CB, Insignia Merger Would Spark Change

By DANNY KING
Staff Reporter

The potential merger of CB Richard Ellis and Insignia Financial Group could give L.A.-based CB a much-desired foothold in the New York market, but is likely to result in a shakeup of the local brokerage community.

A merger with New York-based Insignia's real estate brokerage arm, Insignia/ESG Inc., would create the largest brokerage in Los Angeles County. Together, CB and Insignia brokered more than $3.2 billion in lease and purchase deals in 2001 (the last full year available), about $300 million more than market leader Grubb & Ellis Co.

On Feb. 7, Insignia confirmed in a statement that it was "in discussion with CB Richard Ellis with respect to a proposed combination of the two organizations." The proposed merger is valued at $400 million, according to a report by Web site GlobeSt.com.

Insignia officials declined comment last week. CB Richard Ellis officials did not return calls. Similar discussions occurred between the two companies three years ago.

Further adding to the flux is financier Carl Icahn's announced play for Insignia. Icahn's High River LP is a 7.55 percent stakeholder and on Feb. 10 it filed a statement with the Securities and Exchange Commission stating that the two companies were discussing "the possibility of a merger without a tender offer."

Local industry executives believe the CB deal is the more likely of the two to go through. The synergies provided by the respective firms, said Gary Weiss, senior vice president at developer J.H. Snyder Co., make it a better bet. "The whole thing behind this is (Insignia's) strength in New York and London," Weiss said.

Merging CB and Insignia's L.A. operations would create extensive redundancies, particularly in the office brokerage sector, resulting in defections of some of the area's most active office brokers.

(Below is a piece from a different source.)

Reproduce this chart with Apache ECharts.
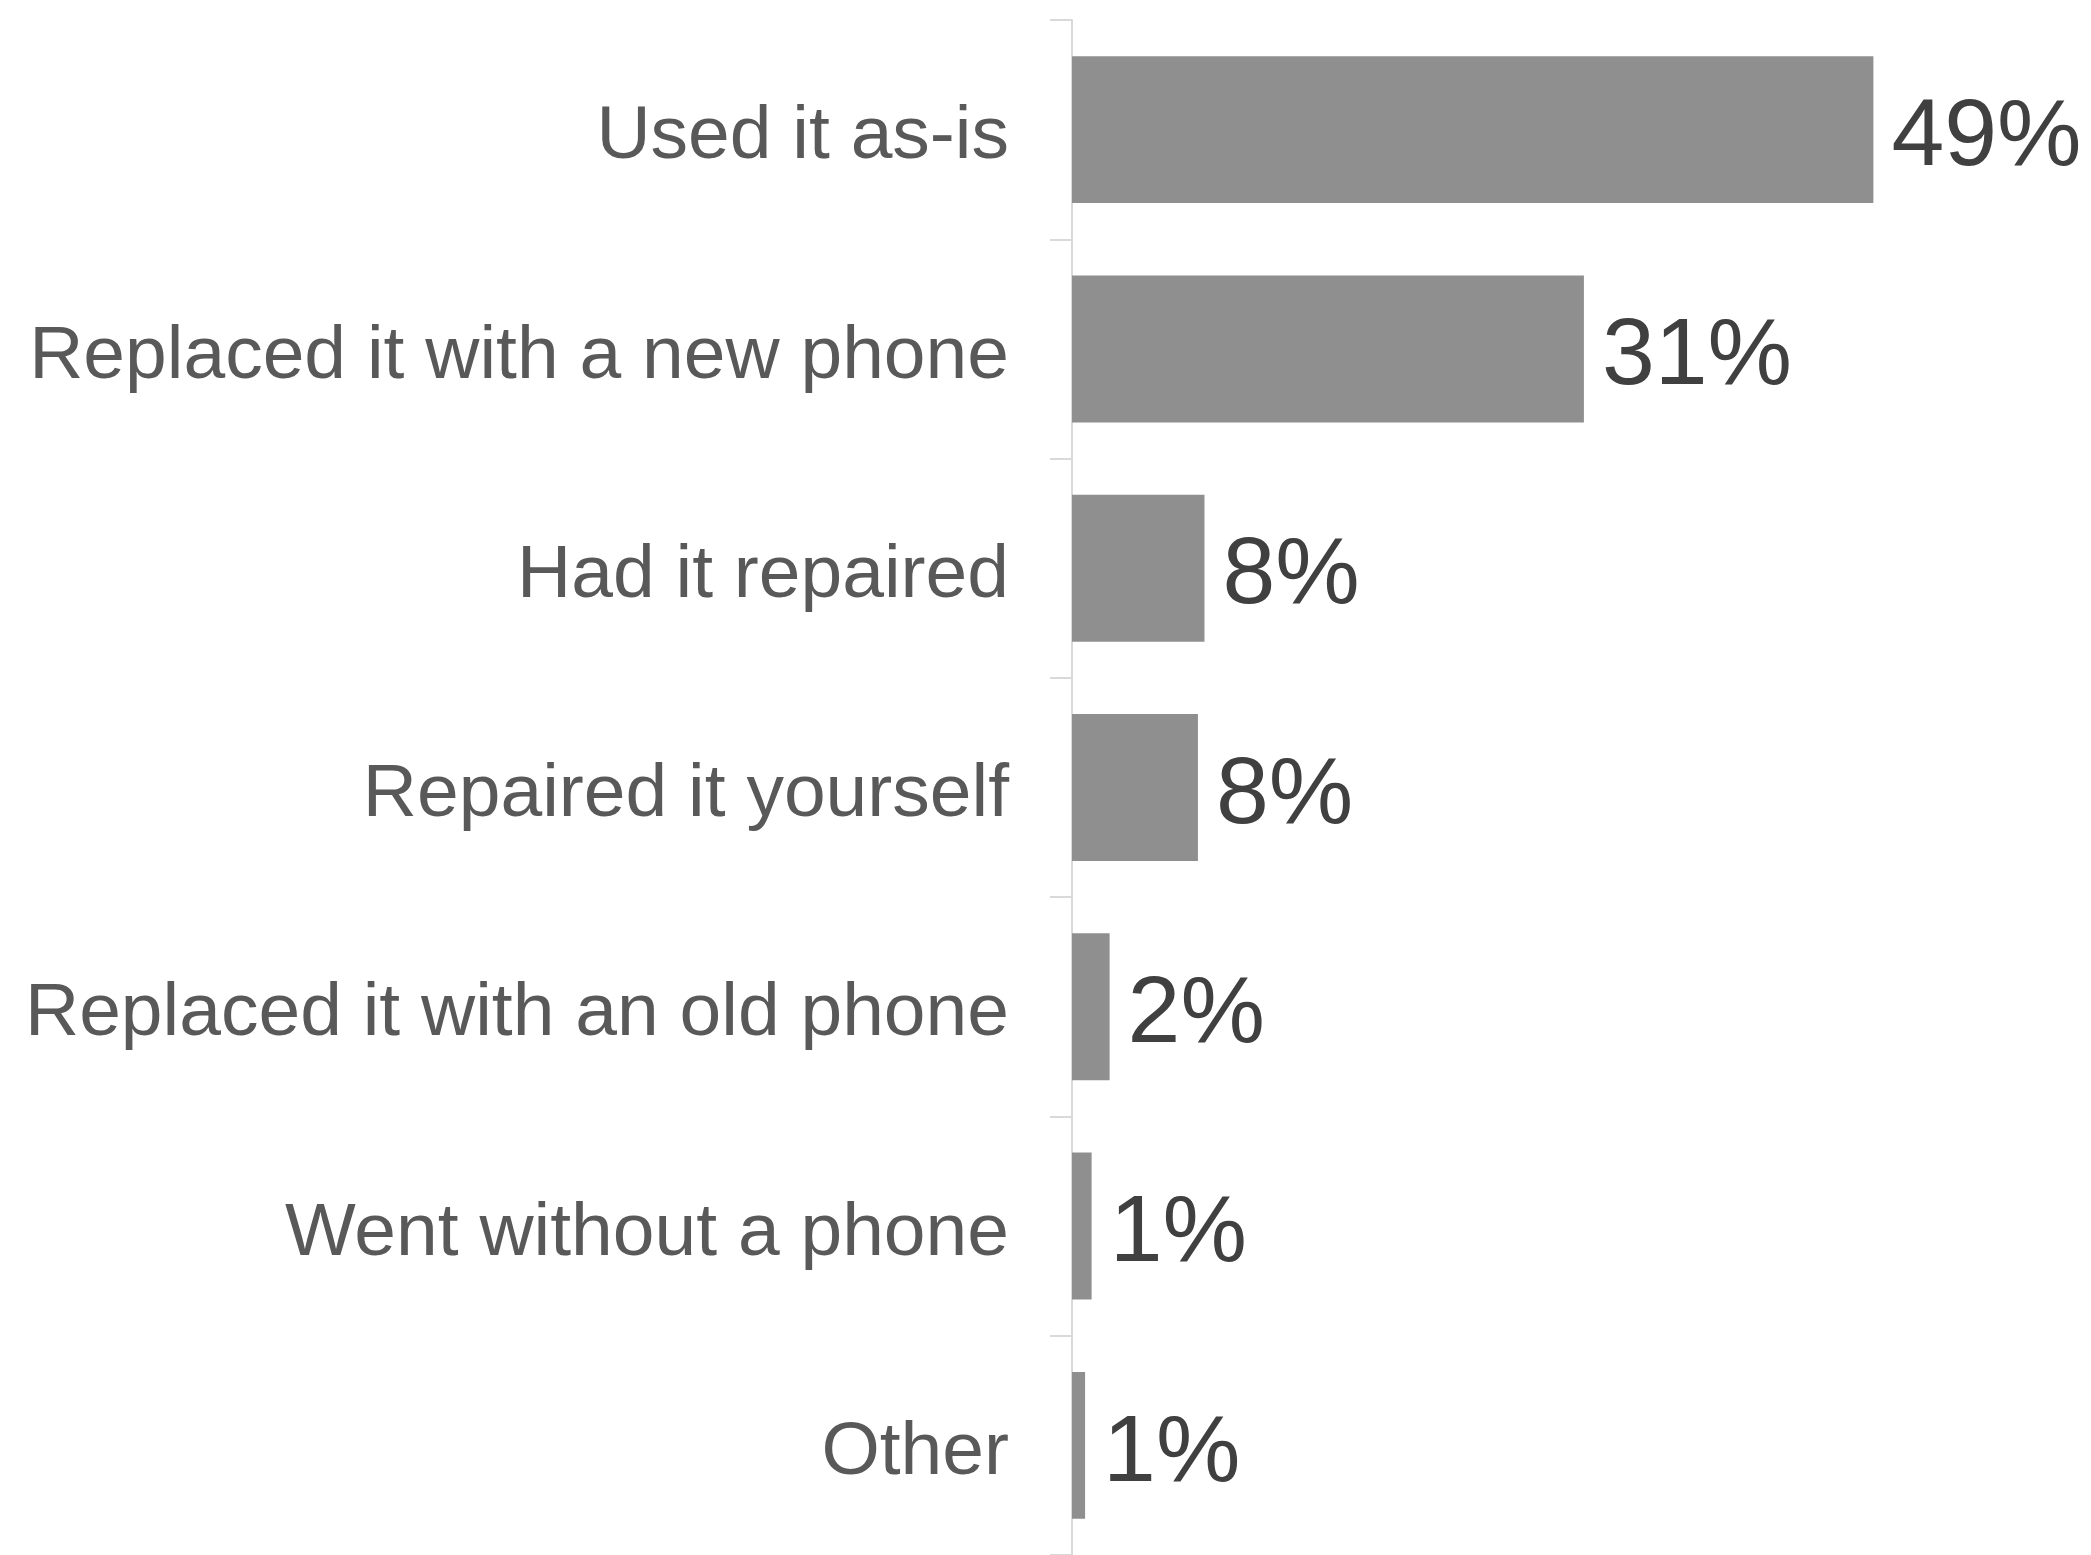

"CB is not merging with Insignia because of what's going on in Los Angeles this is a New York play," said Chris DuMont, who spent 14 years at CB before joining Grubb & Ellis as senior vice president in November. "You're going to see guys jump ship."

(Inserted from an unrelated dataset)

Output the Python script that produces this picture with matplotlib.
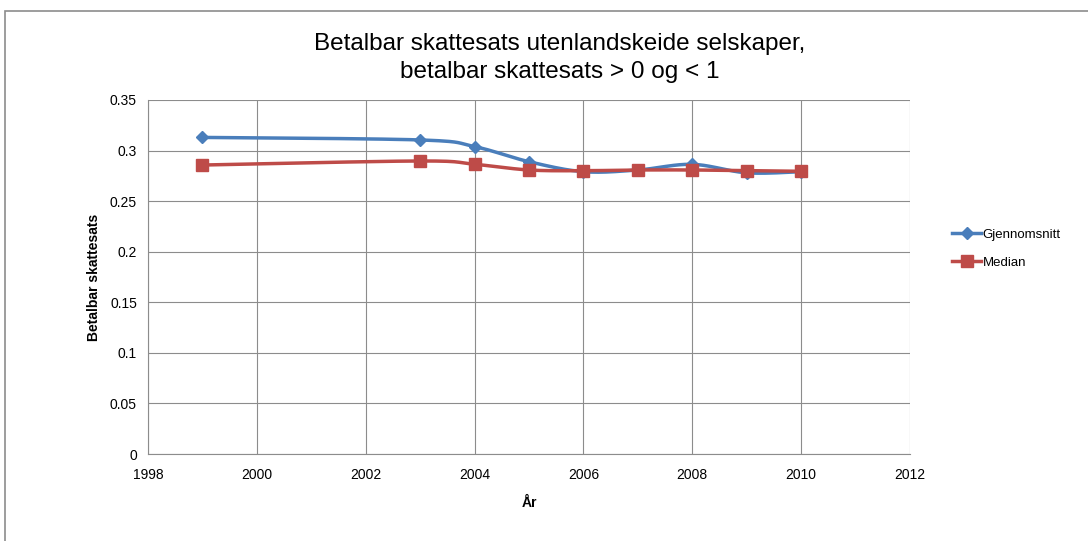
import numpy as np
import matplotlib
matplotlib.use("Agg")
import matplotlib.pyplot as plt
from matplotlib.ticker import MultipleLocator, FuncFormatter
from matplotlib.patches import Rectangle
from matplotlib.lines import Line2D

plt.rcParams['font.family'] = ['Liberation Sans', 'DejaVu Sans']

# data
years = [1999, 2003, 2004, 2005, 2006, 2007, 2008, 2009, 2010]
gjennomsnitt = [0.3130, 0.3105, 0.3039, 0.2890, 0.2791, 0.2808, 0.2864, 0.2780, 0.2791]
median = [0.2857, 0.2897, 0.2864, 0.2808, 0.2801, 0.2808, 0.2808, 0.2801, 0.2795]

blue = '#4A7EBB'
red = '#BE4B48'
grid_col = '#8C8C8C'


def smooth(xs, ys, n=30):
    # Excel-like smoothed line (Catmull-Rom as cubic bezier)
    p = np.column_stack([xs, ys]).astype(float)
    p = np.vstack([p[0], p, p[-1]])
    out = []
    t = np.linspace(0, 1, n)[:, None]
    for i in range(1, len(p) - 2):
        b0 = p[i]
        b3 = p[i + 1]
        b1 = b0 + (p[i + 1] - p[i - 1]) / 6
        b2 = b3 - (p[i + 2] - p[i]) / 6
        seg = (1 - t) ** 3 * b0 + 3 * (1 - t) ** 2 * t * b1 + 3 * (1 - t) * t ** 2 * b2 + t ** 3 * b3
        out.append(seg)
    c = np.vstack(out)
    return c[:, 0], c[:, 1]


fig = plt.figure(figsize=(10.88, 5.41), dpi=100)
fig.patches.append(Rectangle((5 / 1088, -0.01), 1.1, 1 - 11 / 541 + 0.01, transform=fig.transFigure,
                             fill=False, edgecolor='#8C8C8C', linewidth=1.2))
ax = fig.add_axes([148 / 1088, 1 - 454 / 541, (910 - 148) / 1088, (454 - 100) / 541])

sx, sy = smooth(years, gjennomsnitt)
ax.plot(sx, sy, color=blue, lw=2.5, zorder=3)
ax.plot(years, gjennomsnitt, 'D', color=blue, ms=6.5, zorder=4)
sx, sy = smooth(years, median)
ax.plot(sx, sy, color=red, lw=2.5, zorder=3)
ax.plot(years, median, 's', color=red, ms=8, zorder=4)

ax.set_xlim(1998, 2012)
ax.set_ylim(0, 0.35)
ax.xaxis.set_major_locator(MultipleLocator(2))
ax.yaxis.set_major_locator(MultipleLocator(0.05))
ax.yaxis.set_major_formatter(FuncFormatter(lambda v, p: f"{round(v, 2):g}"))
ax.grid(True, color=grid_col, lw=0.8)
ax.set_axisbelow(True)
for s in ['top', 'right']:
    ax.spines[s].set_visible(False)
for s in ['left', 'bottom']:
    ax.spines[s].set_color(grid_col)
ax.tick_params(colors=grid_col, labelcolor='black', labelsize=10, length=0, pad=8)
ax.tick_params(axis='x', pad=10)

ax.set_xlabel('År', fontsize=10, fontweight='bold', labelpad=10)
ax.set_ylabel('Betalbar skattesats', fontsize=10, fontweight='bold', labelpad=6)

fig.text(560 / 1088, 1 - 58 / 541, 'Betalbar skattesats utenlandskeide selskaper,\nbetalbar skattesats > 0 og < 1',
         ha='center', va='center', fontsize=17.5, linespacing=1.3)

handles = [Line2D([], [], color=blue, lw=2.5, marker='D', ms=6),
           Line2D([], [], color=red, lw=2.5, marker='s', ms=8)]
fig.legend(handles, ['Gjennomsnitt', 'Median'], loc='upper left',
           bbox_to_anchor=(947 / 1088, 1 - 223 / 541), frameon=False, fontsize=9.5,
           handlelength=2.2, handletextpad=0.1, labelspacing=1.2, borderaxespad=0)

fig.savefig('out.png', dpi=100)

Meanwhile, the less successful brokers could see their jobs eliminated due to the sluggish leasing environment, said Weiss, a Julien J. Studley Inc. broker from 1987 to 1999.

"A lot of guys on the lower end are essentially going to be let go," he said. "The market's not exactly on fire."

In an industry known to be cutthroat when it comes to pursuing top talent, some CB and Insignia competitors welcome the shakeout a merger would generate.

"It only accentuates the uniqueness of a privately-held, single-platform company," said Bruce Schuman, senior vice president at Studley.

"People are going to look long and hard at whether they want to be a part of this merged entity," added DuMont. "I'd love to see some of those guys come over here."

The likely merger between CB and Insignia would continue a steady churn of brokers within the past year, and could create the largest shake-up in local real estate since Insignia recruited some of the area's top brokers between 1998 and 2000 as it opened its local offices. Some brokers were lured with seven-figure bonuses.

Insignia's Westside brokers were culled from CB Richard Ellis and Colliers Seeley, while the downtown brokers were largely hired away from Cushman Realty Corp. and Studley.